Kuburan tak melulu kemurungan. Tapi juga keceriaan.
Seperti kemarin kualami di pekuburan Kampung Kandang. Di Jagakarsa Jakarta Selatan.
Hujan September telah membuka kelopak bunga-bunga rerumputan di sana. Membentuk mozaik warna-warni cerah di tanah kuburan.
Tak heran bila Vina Panduwinata dulu mendendangkan September Ceria. Mungkinkah penggubah lagu itu terinspirasi rerumputan berbunga di kuburan?
Memang keindahan bunga-bunga kuburan itu tersembunyi. Terjepit di antara lebatnya rerumputan takberbunga. Di antara ribuan gundukan-gundukan duka.
Hanya mata pecinta keindahan yang sudi menangkap keindahan bunga-bunga kecil itu. Mungkin semacam mata rabun milikku. Tapi jelas bukan mata para perawat makam yang selalu siap dengan gunting rumput elektrik di tangannya.
Ya, musuh bunga-bunga kecil yang indah itu adalah para perawat makam.Â
Dalam sosiologi tetumbuhan, rumput-rumput berbunga di kuburan itu tergolong lapisan bawah. Jika mereka tumbuh di kebun sayur, maka petani menyebutnya gulma, tanaman pengganggu. Harus dicabut lalu dibuang.

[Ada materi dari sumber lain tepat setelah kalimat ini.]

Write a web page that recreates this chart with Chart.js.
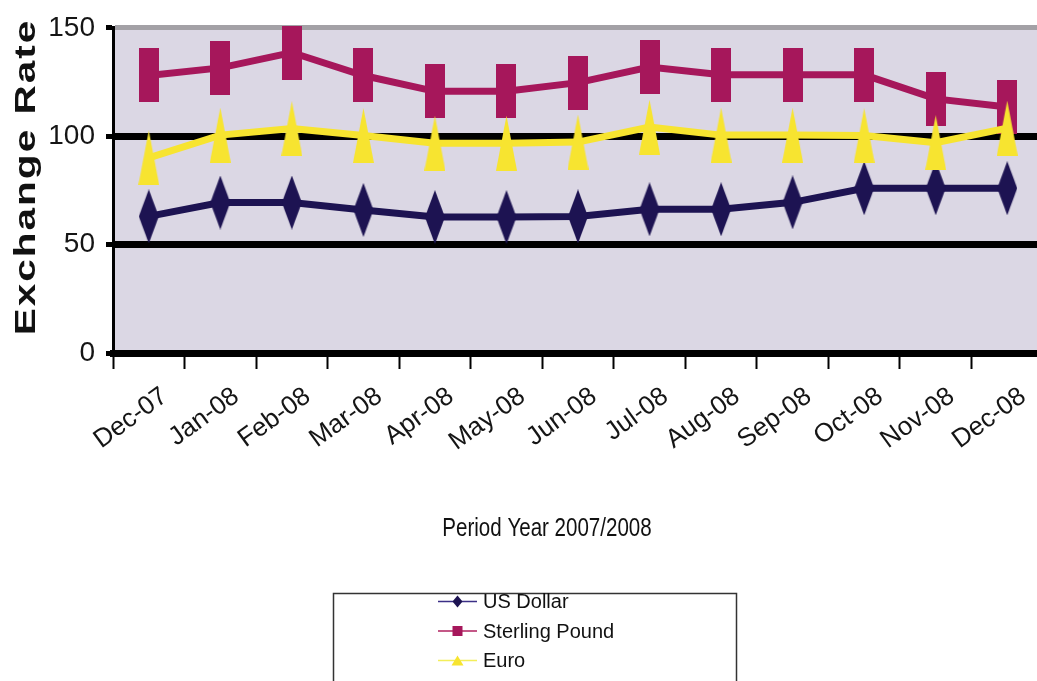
<!DOCTYPE html>
<html><head><meta charset="utf-8">
<script src="https://cdn.jsdelivr.net/npm/chart.js@4"></script>
<style>
html,body{margin:0;padding:0;background:#fff;overflow:hidden;width:1037px;height:681px}
#wrap{position:absolute;left:0;top:0;width:1060px;height:681px}
</style>
</head><body><div id="wrap"><canvas id="c"></canvas></div>
<script>
const categories = ['Dec-07','Jan-08','Feb-08','Mar-08','Apr-08','May-08','Jun-08','Jul-08','Aug-08','Sep-08','Oct-08','Nov-08','Dec-08'];
const usDollar = [63, 69.4, 69.4, 66, 62.7, 62.7, 63, 66.3, 66.3, 69.5, 76, 76, 76];
const sterlingPound = [128, 131.5, 138.6, 128, 120.7, 120.7, 124.7, 131.9, 128.3, 128.3, 128.3, 117.2, 113.5];
const euro = [90, 100.5, 103.5, 100.3, 96.8, 96.8, 97.3, 104.2, 100.5, 100.5, 100.3, 97, 103.7];
const seriesNames = ['US Dollar', 'Sterling Pound', 'Euro'];
const yTickValues = [0, 50, 100, 150];
const yTitle = 'Exchange Rate';
const xTitle = 'Period Year 2007/2008';

const COL = { usd: '#1d1352', gbp: '#a6175b', eur: '#f7e430' };
const LEG = { usd: '#3b2f86', gbp: '#b0205f', eur: '#f3ee5a' };
const FONT = "'Liberation Sans', Arial, sans-serif";

function marker(shape, w, h, color) {
  const c = document.createElement('canvas');
  c.width = w; c.height = h;
  const g = c.getContext('2d');
  g.fillStyle = color;
  g.beginPath();
  if (shape === 'rect') g.rect(0, 0, w, h);
  else if (shape === 'diamond') { g.moveTo(w/2, 0); g.lineTo(w, h/2); g.lineTo(w/2, h); g.lineTo(0, h/2); g.closePath(); }
  else { g.moveTo(w/2, 0); g.lineTo(w, h); g.lineTo(0, h); g.closePath(); }
  g.fill();
  return c;
}

function smallShape(ctx, shape, x, y, s, color) {
  ctx.fillStyle = color;
  ctx.beginPath();
  if (shape === 'rect') ctx.rect(x - s/2, y - s/2, s, s);
  else if (shape === 'diamond') { ctx.moveTo(x, y - s/2 - 1); ctx.lineTo(x + s/2, y); ctx.lineTo(x, y + s/2 + 1); ctx.lineTo(x - s/2, y); ctx.closePath(); }
  else { ctx.moveTo(x, y - s/2); ctx.lineTo(x + s/2 + 1, y + s/2); ctx.lineTo(x - s/2 - 1, y + s/2); ctx.closePath(); }
  ctx.fill();
}

const bgPlugin = {
  id: 'bg',
  beforeDraw(chart) {
    const a = chart.chartArea, ctx = chart.ctx;
    ctx.save();
    ctx.fillStyle = '#dbd7e4';
    ctx.fillRect(a.left, a.top, a.right - a.left, a.bottom - a.top);
    ctx.restore();
  }
};

const decoPlugin = {
  id: 'deco',
  afterDraw(chart) {
    const ctx = chart.ctx;
    // y title
    ctx.save();
    ctx.translate(35, 177);
    ctx.rotate(-Math.PI / 2);
    ctx.scale(1.35, 1);
    ctx.font = 'bold 30px ' + FONT;
    try { ctx.letterSpacing = '1.5px'; } catch (e) {}
    ctx.fillStyle = '#111';
    ctx.textAlign = 'center';
    ctx.textBaseline = 'alphabetic';
    ctx.fillText(yTitle, 0, 0);
    ctx.restore();
    // x title
    ctx.save();
    ctx.translate(547, 536);
    ctx.scale(0.79, 1);
    ctx.font = '26px ' + FONT;
    ctx.fillStyle = '#111';
    ctx.textAlign = 'center';
    ctx.textBaseline = 'alphabetic';
    ctx.fillText(xTitle, 0, 0);
    ctx.restore();
    // legend
    ctx.save();
    ctx.strokeStyle = '#333';
    ctx.lineWidth = 1.5;
    ctx.strokeRect(333.5, 593.5, 403, 120);
    ctx.font = '20px ' + FONT;
    ctx.textAlign = 'left';
    ctx.textBaseline = 'middle';
    chart.data.datasets.forEach((ds, i) => {
      const y = 601.5 + i * 29.5;
      ctx.strokeStyle = ds.legendColor;
      ctx.lineWidth = 1.6;
      ctx.beginPath(); ctx.moveTo(438, y); ctx.lineTo(477, y); ctx.stroke();
      smallShape(ctx, ds.legendShape, 457.5, y, 10, ds.legendMarker);
      ctx.fillStyle = '#111';
      ctx.fillText(ds.label, 483, y + 1);
    });
    ctx.restore();
  }
};

new Chart(document.getElementById('c'), {
  type: 'line',
  data: {
    labels: categories,
    datasets: [
      { label: seriesNames[0], data: usDollar, borderColor: COL.usd, backgroundColor: COL.usd, borderWidth: 7,
        pointStyle: marker('diamond', 20, 54, COL.usd), pointRadius: 10, order: 2, clip: false,
        legendColor: LEG.usd, legendMarker: COL.usd, legendShape: 'diamond' },
      { label: seriesNames[1], data: sterlingPound, borderColor: COL.gbp, backgroundColor: COL.gbp, borderWidth: 7,
        pointStyle: marker('rect', 20, 54, COL.gbp), pointRadius: 10, order: 1, clip: false,
        legendColor: LEG.gbp, legendMarker: COL.gbp, legendShape: 'rect' },
      { label: seriesNames[2], data: euro, borderColor: COL.eur, backgroundColor: COL.eur, borderWidth: 7,
        pointStyle: marker('triangle', 21, 55, COL.eur), pointRadius: 10, order: 0, clip: false,
        legendColor: LEG.eur, legendMarker: COL.eur, legendShape: 'triangle' }
    ]
  },
  options: {
    responsive: true,
    maintainAspectRatio: false,
    animation: false,
    devicePixelRatio: 1,
    layout: { padding: { top: 23, right: 15, left: 0, bottom: 0 } },
    plugins: { legend: { display: false }, tooltip: { enabled: false } },
    elements: { line: { tension: 0 } },
    scales: {
      x: {
        offset: true,
        grid: { offset: true, drawOnChartArea: false, drawTicks: true, tickLength: 16, tickWidth: 2, tickColor: '#000' },
        border: { display: true, color: '#000', width: 7 },
        ticks: { minRotation: 36, maxRotation: 36, autoSkip: false, padding: 12, labelOffset: 16,
                 color: '#151515', font: { family: FONT, size: 26 } },
        afterFit(s) { s.height = 328; }
      },
      y: {
        min: 0, max: 150,
        afterBuildTicks(s) { s.ticks = yTickValues.map(v => ({ value: v })); },
        ticks: { padding: 11, color: '#151515', font: { family: FONT, size: 28 } },
        grid: {
          color: c => (c.tick && c.tick.value === 150) ? '#a3a1a6' : '#000',
          lineWidth: c => (c.tick && c.tick.value === 150) ? 5 : 7,
          tickColor: '#000', tickLength: 7, tickWidth: 5
        },
        border: { color: '#000', width: 3 },
        afterFit(s) { s.width = 113; }
      }
    }
  },
  plugins: [bgPlugin, decoPlugin]
});
</script>
</body></html>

Padahal mungkin itu bukan gulma. Tapi tumbuhan simbiosa mutualis bagi tanaman petani. Itu sebabnya Masanobu Fukuoka, Bapak Pertanian Natural Jepang, membiarkan tumbuhan liar tertentu tumbuh bersama tanaman sayuran di lahan taninya.
Ah, mungkin saya terlalu serius, ya. Sampai bawa-bawa nama Vina dan Masanobu segala. Atau mungkin saya terbawa melankolis oleh warna-warni bunga-bunga kuburan?